Quizás muchos franceses sentían oscuramente Notre Dame como un último, tenue vínculo con lo sagrado. Aunque no recen, aunque crean no creer, les reconfortaba saber que, en la penumbra del transepto, la Virgen gótica seguía velando sobre la ciudad
La caída entre llamas de la aguja de Notre Dame era una metáfora del hundimiento del cristianismo en Francia, por no decir en toda Europa. Para que la metáfora fuese perfecta, habríamos necesitado una caída ralentizada, pues así se ha producido el desplome de la fe: una sangría lenta del porcentaje de creyentes desde mediados de los 60, hasta llegar a una situación en la que sólo el 4.5% de los franceses practica con cierta regularidad el catolicismo, mientras el 63% se declaran “sin religión”, y en la que el Islam es ya probablemente la confesión más numerosa. En la muy secularizada capital −¿han leído a Houellebecq?− los porcentajes deben ser aún más desoladores. El obispo Sully ordenó en 1163 la construcción del edificio para honrar a la Virgen, no para engrosar las listas de patrimonio cultural de la UNESCO o enmarcar los selfies de turistas japoneses (tampoco para ser símbolo de la identidad francesa, en una época en que los europeos se identificaban por su religión, no por su nación). Muy pocos parisinos comparten ya la fe que inspiró a sus antepasados esa prodigiosa oración en piedra. Los franceses actuales creen en el cambio climático y la brecha de género, y lo que son capaces de construir es el infernal Centro Pompidou o el Arco de La Défense, imponente pero desalmado.

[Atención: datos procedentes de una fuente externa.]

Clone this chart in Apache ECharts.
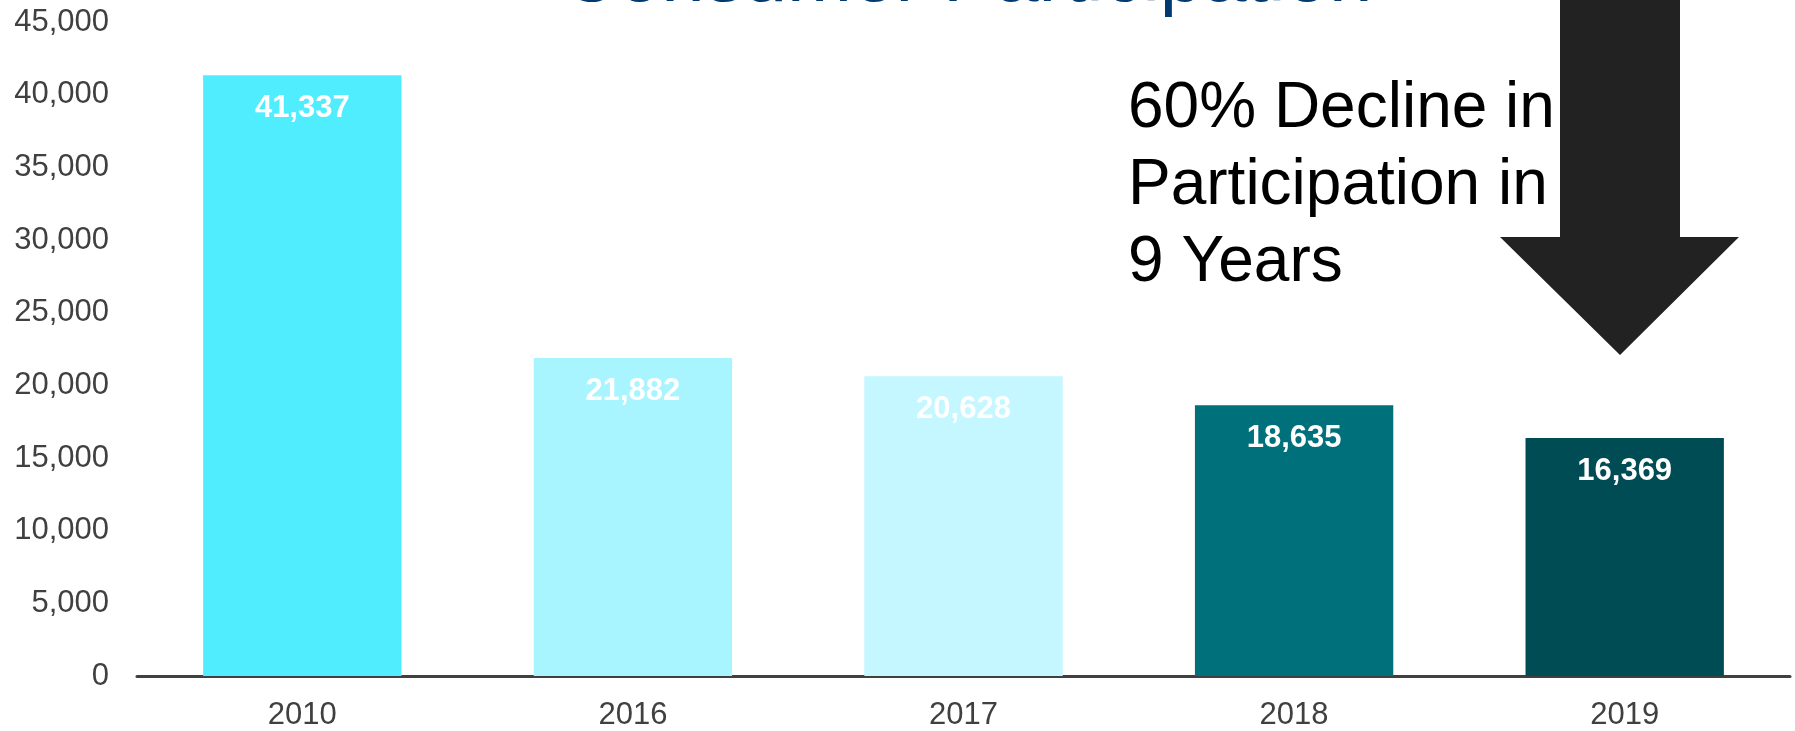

Y, sin embargo, la pesadumbre y el vértigo de los que lloraron en la tarde del lunes eran sinceros. Iba más allá del valor simbólico de uno de los iconos de París, o del hecho de que Notre Dame fuese un tesoro artístico. La orfandad de tantos ante la catedral en llamas no se explica solo por el amor al arte o el apego sentimental a un paisaje urbano. Quizás muchos franceses sentían oscuramente Notre Dame como un último, tenue vínculo con lo sagrado. Aunque no recen, aunque crean no creer, les reconfortaba saber que, en la penumbra del transepto, la Virgen gótica seguía velando sobre la ciudad, como en los últimos 800 años. Han descubierto que todavía la necesitaban cuando han creído perderla.
El amor laico a Notre Dame se intenta racionalizar como “apego a las raíces cristianas de Europa”. Hablar de “raíces” es una forma de admitir que ya no somos cristianos: que la fe es nuestro pasado, no nuestro presente. Un abismo nos separa del obispo Sully y los constructores de catedrales: ellos se estimaban creados a imagen y semejanza de Dios, y creían que este Dios les juzgaría después de la muerte; nosotros creemos ser un producto fortuito de la química del carbono, y que la realidad se apagará en un fundido en negro eterno dentro de pocas décadas, cuando nos llegue la hora, y que Cronos devorará para siempre todo lo que amamos. No se ve por qué tendríamos que valorar como “nuestras raíces” las ideas pre-científicas de unos medievales supersticiosos e ignorantes. En el discurso de las “raíces cristianas” hay algo de patético y contradictorio (sobre todo cuando, como casi siempre, brota de bocas ateas). Resultaba más consecuente la actitud arrogante de los ilustrados dieciochescos que inventaron la Edad Media tenebrosa y consideraron bárbara la arquitectura gótica, hasta el punto de plantear propuestas de demolición de Notre Dame, o bien de transformarla en templo de la Razón (como se hizo durante unos meses en 1793-94).
Francisco García Alonso me ha sugerido un posible paralelismo con el libro de Ezequiel: la gloria del Señor abandonó el templo de Jerusalén porque los israelitas ya no le adoraban y se habían entregado a la idolatría (“Hijo de hombre, ¿ves las grandes abominaciones que la casa de Israel comete aquí para alejarme de mi santuario?”, Ez 8, 6). El lunes por la tarde algunos tuvimos la impresión de que el Señor abandonaba una ciudad donde ya nadie cree en Él. Sin embargo, inesperadamente, los puentes y quais se llenaron de parisinos. Y no tomaban selfies del momento histórico: lloraban, y rezaban, quizás por primera vez en mucho tiempo. Y diez bomberos se jugaron la vida trepando a las torres para evitar que se propagase a ellas el fuego y se hundiese toda la estructura. Y, cuando por fin entraron en la nave, la cruz dorada les saludó triunfante. Y la Virgen gótica seguía esbozando su ambigua sonrisa desde el pilar junto al que se convirtió Paul Claudel el día de Navidad de 1885, ya en pleno ascenso del positivismo y el materialismo. Todavía estamos a tiempo.